Closed sundar19 closed 4 years ago
Yes, you can use pyaudio to record audio using microphone at regular intervals. It is better to maintain a thread that keeps writing real time audio to a buffer and another thread that extracts data from buffer and passes it to model for output.
Is it not possible to have like an xml file , Like in case of OpenCV as example , and use it everytime? Like an inferred model after all the training? if I have to pass the data to the network in real time , will it cause any delay ?
To clarify what I have understood is
If you intend to use the model I trained, you can use torch.load to load the model for inference or you can also train your own model and save it using torch.save to load it later for inference. I think resnet 50 will cause a lot of delay. You can try resnet 34 or your own custom architecture and see how much delay it causes. pyaudio is just for getting audio data from microphone. Librosa is still used to get spectrogram from audio and then the spectrogram is passed to the model for output.
Ok I think you used pickle to save the model right? And I shld get the data from pyaudio and get a spectogram using librosa and pass it to the model , if I am right!
Yes
Thank you so much. Sorry for a lot of questions as I am newbie to deep learning .
I have learned something too. I am happy to help.
RuntimeError: CUDA out of memory. Tried to allocate 14.00 MiB (GPU 0; 4.00 GiB total capacity; 2.93 GiB already allocated; 5.80 MiB free; 2.94 GiB reserved in total by PyTorch)
Can you please help me with this? how to rectify this error? It is enough for me if I can train cough and sneeze datasets as of now? is it possible to train only those as my cuda runs out of memory?

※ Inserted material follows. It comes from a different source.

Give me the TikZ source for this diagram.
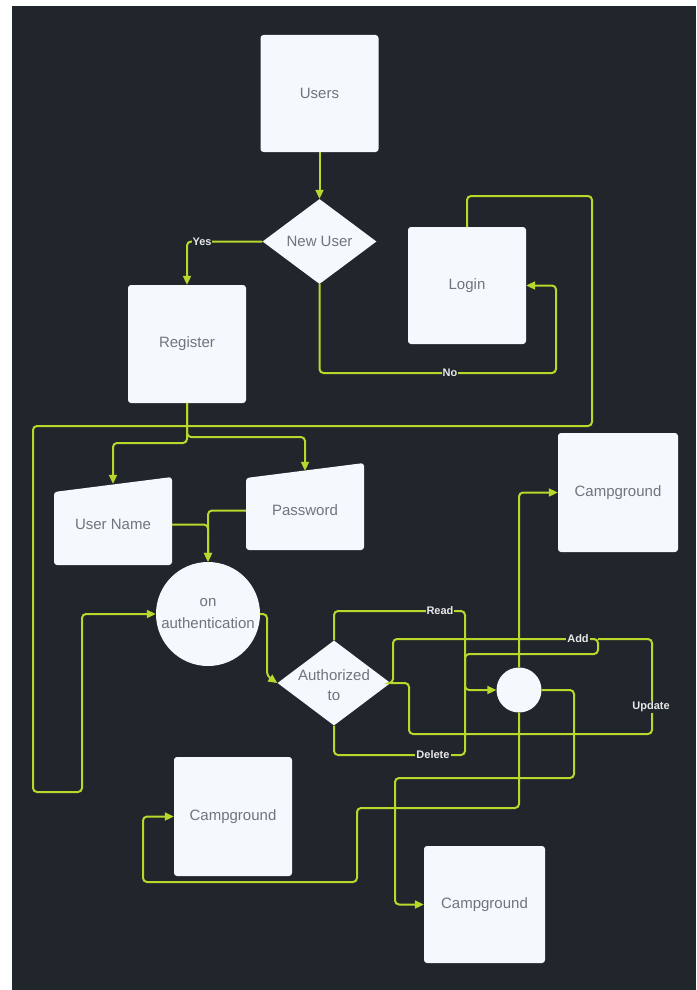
\documentclass[tikz,border=0pt]{standalone}
\usepackage{fontspec}
\setmainfont{Liberation Sans}
\usetikzlibrary{shapes.geometric,arrows.meta}
\definecolor{bgdark}{RGB}{33,37,44}
\definecolor{lime}{RGB}{185,216,43}
\definecolor{boxfill}{RGB}{245,248,252}
\definecolor{boxtext}{RGB}{112,117,125}
\definecolor{lbltext}{RGB}{232,232,232}
\begin{document}
\begin{tikzpicture}[x=1pt,y=-1pt,
  nodefont/.style={font=\fontsize{15}{17}\selectfont},
  box/.style={rectangle, rounded corners=3pt, fill=boxfill, minimum width=118pt, minimum height=117pt, inner sep=0pt, text=boxtext, nodefont},
  dec/.style={diamond, fill=boxfill, inner sep=0pt},
  bubble/.style={circle, fill=boxfill, inner sep=0pt, text=boxtext, font=\fontsize{15}{22}\selectfont, align=center},
  plain/.style={rectangle, inner sep=0pt, minimum width=118pt, text=boxtext, nodefont, align=center},
  conn/.style={draw=lime, line width=2pt, rounded corners=4pt},
  arr/.style={conn, -{Triangle[length=9pt,width=8pt]}},
  lbl/.style={fill=bgdark, text=lbltext, font=\bfseries\fontsize{11}{13}\selectfont, inner sep=1pt}
]
\useasboundingbox (0,0) rectangle (696,990);
\fill[white] (0,0) rectangle (696,990);
\fill[bgdark] (12,6) rectangle (696,990);

% shapes
\node[box] (users) at (319.5,93.5) {Users};
\node[dec, minimum width=114pt, minimum height=85pt] (newuser) at (319.5,241.5) {};
\node[plain] (newusert) at (newuser.center) {New User};
\node[box, minimum height=118pt] (register) at (187,344) {Register};
\node[box] (login) at (467,285.5) {Login};

\fill[boxfill, rounded corners=3pt] (54,492) -- (172,477) -- (172,565) -- (54,565) -- cycle;
\node[plain, minimum height=81pt] (uname) at (113,524.5) {User Name};
\fill[boxfill, rounded corners=3pt] (246,478) -- (364,463) -- (364,550) -- (246,550) -- cycle;
\node[plain, minimum height=79pt] (pwd) at (305,510.5) {Password};

\node[bubble, minimum size=104pt] (auth) at (208,614) {on\\authentication};
\node[dec, minimum width=113pt, minimum height=85pt] (authz) at (334,683) {};
\node[plain, font=\fontsize{15}{20}\selectfont] (authzt) at (334,685) {Authorized\\to};
\node[bubble, minimum size=45pt] (hub) at (519,690) {};

\node[box, minimum width=120pt, minimum height=119pt] (camp1) at (618,492.5) {Campground};
\node[box, minimum height=119pt] (camp2) at (233,816.5) {Campground};
\node[box, minimum width=121pt] (camp3) at (484.5,904.5) {Campground};

% join points
\coordinate (rj) at (465,690);
\coordinate (aj) at (598,639);

% connectors
\draw[arr] (users.south) -- (newuser.north);
\draw[arr] (newuser.west) -- (187,241.5) -- (register.north);
\draw[arr] (newuser.south) -- (319.5,373) -- (556,373) -- (556,285.5) -- (login.east);
\draw[arr] (login.north) -- (467,196) -- (592,196) -- (592,426) -- (33,426) -- (33,792) -- (82,792) |- (auth.west);
\draw[arr] (register.south) -- (187,437) -| (pwd.north);
\draw[arr] (register.south) -- (187,443) -| (uname.north);
\draw[arr] (uname.east) -| (auth.north);
\draw[arr] (pwd.west) -| (auth.north);
\draw[arr] (auth.east) -- (267,614) -- (267,676) -- (authz.west);
\draw[arr] (authz.north) -- (334,611) -- (465,611) -- (rj) -- (hub.west);
\draw[conn] (authz.south) -- (334,755) -- (465,755) -- (rj);
\draw[conn] (authz.east) -- (393,683) -- (393,639) -- (aj) -- (598,654) -- (465,654) -- (rj);
\draw[conn] (authz.east) -- (409,683) -- (409,734) -- (652,734) -- (652,639) -- (aj);
\draw[arr] (hub.north) |- (camp1.west);
\draw[arr] (hub.south) -- (519,808) -- (357,808) -- (357,882) -- (143,882) -- (143,816.5) -- (camp2.west);
\draw[arr] (hub.east) -- (574,690) -- (574,778) -- (395,778) -- (395,904.5) -- (camp3.west);

% edge labels
\node[lbl] (lyes) at (202,241.5) {Yes};
\node[lbl] (lno) at (450,373) {No};
\node[lbl] (lread) at (440,611) {Read};
\node[lbl] (ldel) at (433,755) {Delete};
\node[lbl] (ladd) at (578,639) {Add};
\node[lbl] (lupd) at (651,707) {Update};
\end{tikzpicture}
\end{document}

I have succesfully trained the model , but after restarting my jupyter I am unable to reload my trained model from disk using pickle? can you please help! I get this error EOFError: Ran out of input
I think it might be a problem with the size of pickle file. What is the size of pickle file? Can you paste the entire error message?
EOFError Traceback (most recent call last)
I even tried unpickling and loading but it was not helpful
indtocat.pkl should not be of size 0 bytes. It is basically a dictionary to map softmax output indices to categories. I think you should verify the pickle file and it's contents.
Thank you so much , now i learned to just pickle and import the model. Sorry again to ask a lot of questions! Is there any way to seperately train only cough and sneeze Thanks!
It is fine. I learn from your questions too. You have to change last dense layer to have two units and dataset object to have two categories.
something similar to this ? train = df[df['category']='coughing','sneezing'] I can't understand from your code ,can you please pointout the output layer?
You have to pass num_cats=2 to the model. The dataset csv should contain paths to the audio files and category of each file. Number of categories will be picked up by the dataset object.
to confirm, num_cats = 2 means only two outputs cough and sneeze! How do I categorize between train and valid? like 35 of cough and sneeze to train variable and 15 of cough and sneeze to validate! then do I have to change the number of nodes in the input layers too?
For that you can just have two seperate csv and create dataframes from them with train and valid as references.
Thank you so much
is it not possible to detect the environmental sounds in real time? like can I attach a microphone to detect it in real time? thanks.